== Given data

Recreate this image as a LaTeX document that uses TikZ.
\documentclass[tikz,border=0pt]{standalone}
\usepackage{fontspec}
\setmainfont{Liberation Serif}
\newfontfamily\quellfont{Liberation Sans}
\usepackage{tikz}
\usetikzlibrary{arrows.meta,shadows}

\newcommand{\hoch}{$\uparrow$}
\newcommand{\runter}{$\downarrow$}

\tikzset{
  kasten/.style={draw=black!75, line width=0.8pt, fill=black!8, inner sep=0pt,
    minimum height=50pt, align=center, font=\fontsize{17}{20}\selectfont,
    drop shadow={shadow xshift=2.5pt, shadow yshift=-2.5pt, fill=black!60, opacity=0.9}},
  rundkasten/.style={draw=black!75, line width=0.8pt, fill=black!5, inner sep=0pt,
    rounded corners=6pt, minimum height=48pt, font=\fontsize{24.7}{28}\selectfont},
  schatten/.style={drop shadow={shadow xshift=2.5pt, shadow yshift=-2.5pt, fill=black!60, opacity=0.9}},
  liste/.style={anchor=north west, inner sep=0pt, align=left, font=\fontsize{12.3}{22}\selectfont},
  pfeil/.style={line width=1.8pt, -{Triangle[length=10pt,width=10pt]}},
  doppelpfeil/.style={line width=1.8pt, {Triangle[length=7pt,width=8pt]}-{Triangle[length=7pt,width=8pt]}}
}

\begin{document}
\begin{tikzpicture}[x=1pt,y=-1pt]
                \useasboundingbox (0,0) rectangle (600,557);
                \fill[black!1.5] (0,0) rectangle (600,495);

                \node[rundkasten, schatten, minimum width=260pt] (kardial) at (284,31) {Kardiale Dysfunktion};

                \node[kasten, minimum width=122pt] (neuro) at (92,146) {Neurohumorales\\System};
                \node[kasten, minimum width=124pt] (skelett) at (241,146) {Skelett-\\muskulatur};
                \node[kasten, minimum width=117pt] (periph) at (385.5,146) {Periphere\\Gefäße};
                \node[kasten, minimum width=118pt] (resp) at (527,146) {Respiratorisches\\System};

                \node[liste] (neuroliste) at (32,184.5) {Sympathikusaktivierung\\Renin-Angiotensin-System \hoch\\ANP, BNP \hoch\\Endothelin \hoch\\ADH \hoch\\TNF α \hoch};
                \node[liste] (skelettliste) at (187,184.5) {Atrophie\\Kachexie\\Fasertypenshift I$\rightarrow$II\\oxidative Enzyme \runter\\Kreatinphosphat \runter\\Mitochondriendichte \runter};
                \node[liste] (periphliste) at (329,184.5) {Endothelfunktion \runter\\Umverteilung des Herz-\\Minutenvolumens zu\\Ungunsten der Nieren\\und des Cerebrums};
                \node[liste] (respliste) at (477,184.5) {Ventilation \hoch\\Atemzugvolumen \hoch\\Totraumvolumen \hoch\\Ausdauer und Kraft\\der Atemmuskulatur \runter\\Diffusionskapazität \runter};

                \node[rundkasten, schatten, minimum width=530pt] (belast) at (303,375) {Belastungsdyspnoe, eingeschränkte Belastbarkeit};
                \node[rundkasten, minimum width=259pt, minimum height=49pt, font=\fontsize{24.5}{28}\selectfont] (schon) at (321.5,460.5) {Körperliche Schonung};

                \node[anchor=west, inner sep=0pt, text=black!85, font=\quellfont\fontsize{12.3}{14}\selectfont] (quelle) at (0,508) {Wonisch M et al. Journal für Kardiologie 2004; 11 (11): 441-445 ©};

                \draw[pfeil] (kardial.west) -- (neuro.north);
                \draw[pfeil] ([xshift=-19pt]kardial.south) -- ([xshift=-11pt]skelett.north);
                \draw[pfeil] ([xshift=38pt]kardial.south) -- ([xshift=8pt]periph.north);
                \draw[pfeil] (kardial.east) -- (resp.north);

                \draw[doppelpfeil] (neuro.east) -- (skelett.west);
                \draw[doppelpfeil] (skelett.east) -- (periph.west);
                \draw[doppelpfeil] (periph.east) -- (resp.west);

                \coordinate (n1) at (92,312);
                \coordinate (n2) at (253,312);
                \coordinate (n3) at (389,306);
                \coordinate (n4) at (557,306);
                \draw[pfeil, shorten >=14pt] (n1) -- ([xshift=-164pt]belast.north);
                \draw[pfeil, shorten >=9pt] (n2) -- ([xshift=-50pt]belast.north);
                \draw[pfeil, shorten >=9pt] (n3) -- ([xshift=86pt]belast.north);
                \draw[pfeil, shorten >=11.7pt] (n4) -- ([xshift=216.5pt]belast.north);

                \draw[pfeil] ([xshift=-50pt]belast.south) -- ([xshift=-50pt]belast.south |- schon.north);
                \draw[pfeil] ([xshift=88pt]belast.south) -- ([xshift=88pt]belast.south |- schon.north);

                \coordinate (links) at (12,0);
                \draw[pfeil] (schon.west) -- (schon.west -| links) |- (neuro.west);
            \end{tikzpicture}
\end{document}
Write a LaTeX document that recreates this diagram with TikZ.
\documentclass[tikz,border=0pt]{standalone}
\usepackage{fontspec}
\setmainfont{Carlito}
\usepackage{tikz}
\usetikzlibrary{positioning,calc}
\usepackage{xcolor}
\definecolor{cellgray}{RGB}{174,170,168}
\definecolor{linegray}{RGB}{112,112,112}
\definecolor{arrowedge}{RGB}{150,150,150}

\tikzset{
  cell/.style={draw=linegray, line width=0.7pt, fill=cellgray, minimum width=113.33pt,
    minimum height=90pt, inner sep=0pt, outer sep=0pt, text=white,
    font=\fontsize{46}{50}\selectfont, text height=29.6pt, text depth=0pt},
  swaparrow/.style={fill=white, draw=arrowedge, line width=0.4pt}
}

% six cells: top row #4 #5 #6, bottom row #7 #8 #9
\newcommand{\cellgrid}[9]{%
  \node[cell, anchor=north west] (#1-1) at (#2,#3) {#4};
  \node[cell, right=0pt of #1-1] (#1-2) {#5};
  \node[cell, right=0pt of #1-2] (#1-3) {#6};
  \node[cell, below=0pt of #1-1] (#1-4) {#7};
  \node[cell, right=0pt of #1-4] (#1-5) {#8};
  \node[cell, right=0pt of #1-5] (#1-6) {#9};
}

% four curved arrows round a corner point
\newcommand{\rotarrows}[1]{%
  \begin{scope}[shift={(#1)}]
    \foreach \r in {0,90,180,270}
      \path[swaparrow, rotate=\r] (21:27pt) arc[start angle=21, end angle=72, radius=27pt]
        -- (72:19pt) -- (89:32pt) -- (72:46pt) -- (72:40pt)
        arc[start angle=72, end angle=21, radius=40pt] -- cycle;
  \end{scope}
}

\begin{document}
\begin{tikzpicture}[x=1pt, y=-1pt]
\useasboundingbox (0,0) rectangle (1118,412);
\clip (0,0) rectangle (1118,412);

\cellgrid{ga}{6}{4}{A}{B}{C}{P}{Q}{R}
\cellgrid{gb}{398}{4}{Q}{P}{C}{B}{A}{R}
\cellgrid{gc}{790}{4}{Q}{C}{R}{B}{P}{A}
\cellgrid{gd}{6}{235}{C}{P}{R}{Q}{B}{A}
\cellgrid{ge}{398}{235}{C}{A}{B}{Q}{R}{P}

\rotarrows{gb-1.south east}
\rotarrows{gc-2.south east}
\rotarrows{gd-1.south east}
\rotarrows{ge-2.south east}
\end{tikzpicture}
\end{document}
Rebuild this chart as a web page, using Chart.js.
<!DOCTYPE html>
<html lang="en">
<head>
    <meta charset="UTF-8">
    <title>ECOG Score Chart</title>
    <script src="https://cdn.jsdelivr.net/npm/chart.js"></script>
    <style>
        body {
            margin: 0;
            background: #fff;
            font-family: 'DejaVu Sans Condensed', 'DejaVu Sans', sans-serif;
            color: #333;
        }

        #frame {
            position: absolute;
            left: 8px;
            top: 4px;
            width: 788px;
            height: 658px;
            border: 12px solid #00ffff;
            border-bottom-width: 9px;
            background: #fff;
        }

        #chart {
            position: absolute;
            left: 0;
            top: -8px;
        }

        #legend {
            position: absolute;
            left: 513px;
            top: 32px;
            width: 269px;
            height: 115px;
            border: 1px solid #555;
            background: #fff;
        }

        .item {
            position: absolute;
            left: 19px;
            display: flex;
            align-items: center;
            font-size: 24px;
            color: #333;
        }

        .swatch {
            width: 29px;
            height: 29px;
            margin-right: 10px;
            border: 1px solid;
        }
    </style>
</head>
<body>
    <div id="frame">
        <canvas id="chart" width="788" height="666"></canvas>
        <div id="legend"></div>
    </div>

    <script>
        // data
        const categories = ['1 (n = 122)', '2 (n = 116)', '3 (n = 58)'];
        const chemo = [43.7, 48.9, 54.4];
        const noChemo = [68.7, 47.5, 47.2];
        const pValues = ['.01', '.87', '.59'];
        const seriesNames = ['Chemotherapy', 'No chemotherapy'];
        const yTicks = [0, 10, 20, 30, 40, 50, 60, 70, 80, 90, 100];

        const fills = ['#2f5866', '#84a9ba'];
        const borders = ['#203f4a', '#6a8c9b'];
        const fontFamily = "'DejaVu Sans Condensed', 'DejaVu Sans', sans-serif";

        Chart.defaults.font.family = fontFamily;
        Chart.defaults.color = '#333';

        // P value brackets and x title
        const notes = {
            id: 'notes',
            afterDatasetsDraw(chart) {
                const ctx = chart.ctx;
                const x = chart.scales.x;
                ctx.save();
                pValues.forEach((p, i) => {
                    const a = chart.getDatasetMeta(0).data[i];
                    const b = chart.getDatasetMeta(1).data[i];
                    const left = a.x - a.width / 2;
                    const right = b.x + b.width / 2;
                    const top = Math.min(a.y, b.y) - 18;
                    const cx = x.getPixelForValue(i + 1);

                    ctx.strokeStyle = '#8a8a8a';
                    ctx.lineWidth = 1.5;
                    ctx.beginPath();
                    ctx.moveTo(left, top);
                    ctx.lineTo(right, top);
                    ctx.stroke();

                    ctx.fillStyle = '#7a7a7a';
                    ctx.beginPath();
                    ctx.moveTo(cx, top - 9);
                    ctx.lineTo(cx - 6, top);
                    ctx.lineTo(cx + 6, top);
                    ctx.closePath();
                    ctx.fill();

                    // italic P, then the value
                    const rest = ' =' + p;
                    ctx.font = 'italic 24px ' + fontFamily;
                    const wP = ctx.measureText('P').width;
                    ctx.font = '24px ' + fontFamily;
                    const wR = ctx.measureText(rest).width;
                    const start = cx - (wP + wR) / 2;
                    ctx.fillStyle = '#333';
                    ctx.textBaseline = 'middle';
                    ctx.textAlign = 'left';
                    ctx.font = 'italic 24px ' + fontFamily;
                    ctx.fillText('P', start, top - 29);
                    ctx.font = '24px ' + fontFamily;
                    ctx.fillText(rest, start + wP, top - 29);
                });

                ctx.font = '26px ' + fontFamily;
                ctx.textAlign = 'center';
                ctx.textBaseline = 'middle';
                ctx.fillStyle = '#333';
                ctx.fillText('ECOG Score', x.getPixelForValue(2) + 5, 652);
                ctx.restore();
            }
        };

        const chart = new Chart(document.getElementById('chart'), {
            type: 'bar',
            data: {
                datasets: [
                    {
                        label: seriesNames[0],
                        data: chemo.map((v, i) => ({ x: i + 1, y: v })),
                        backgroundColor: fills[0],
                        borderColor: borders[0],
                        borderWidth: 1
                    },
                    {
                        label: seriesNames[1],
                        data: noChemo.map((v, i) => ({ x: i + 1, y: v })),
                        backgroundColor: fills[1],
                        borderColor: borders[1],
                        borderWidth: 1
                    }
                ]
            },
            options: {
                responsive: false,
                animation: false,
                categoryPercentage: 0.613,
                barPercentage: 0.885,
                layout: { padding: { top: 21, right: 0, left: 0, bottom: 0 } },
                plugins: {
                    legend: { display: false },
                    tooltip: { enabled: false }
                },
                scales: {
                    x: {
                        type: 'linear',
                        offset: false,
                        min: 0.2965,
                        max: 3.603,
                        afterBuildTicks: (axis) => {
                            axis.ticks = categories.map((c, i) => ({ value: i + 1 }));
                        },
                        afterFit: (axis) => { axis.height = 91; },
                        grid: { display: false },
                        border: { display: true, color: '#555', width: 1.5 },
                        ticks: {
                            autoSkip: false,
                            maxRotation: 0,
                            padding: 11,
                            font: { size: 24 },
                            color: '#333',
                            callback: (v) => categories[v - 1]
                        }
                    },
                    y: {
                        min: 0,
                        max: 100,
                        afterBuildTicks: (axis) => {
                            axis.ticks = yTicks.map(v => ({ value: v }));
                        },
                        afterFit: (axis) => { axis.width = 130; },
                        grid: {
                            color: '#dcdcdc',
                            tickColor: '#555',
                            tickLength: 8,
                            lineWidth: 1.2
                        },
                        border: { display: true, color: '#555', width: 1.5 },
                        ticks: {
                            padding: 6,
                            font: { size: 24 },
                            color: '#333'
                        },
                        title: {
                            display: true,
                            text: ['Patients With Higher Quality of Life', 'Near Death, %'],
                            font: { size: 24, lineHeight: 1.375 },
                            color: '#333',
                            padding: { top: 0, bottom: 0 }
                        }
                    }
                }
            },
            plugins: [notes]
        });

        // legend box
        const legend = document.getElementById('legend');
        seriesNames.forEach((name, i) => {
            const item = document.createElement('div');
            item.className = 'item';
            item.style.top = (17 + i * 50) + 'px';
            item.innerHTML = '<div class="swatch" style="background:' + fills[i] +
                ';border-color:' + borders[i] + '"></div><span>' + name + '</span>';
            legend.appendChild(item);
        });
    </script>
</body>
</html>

====

### [Prompt]
Extract all lines from the data in which "that" is found.

### [Exercise result]
Recreate this image as a LaTeX document that uses TikZ.
Write a LaTeX document that recreates this diagram with TikZ.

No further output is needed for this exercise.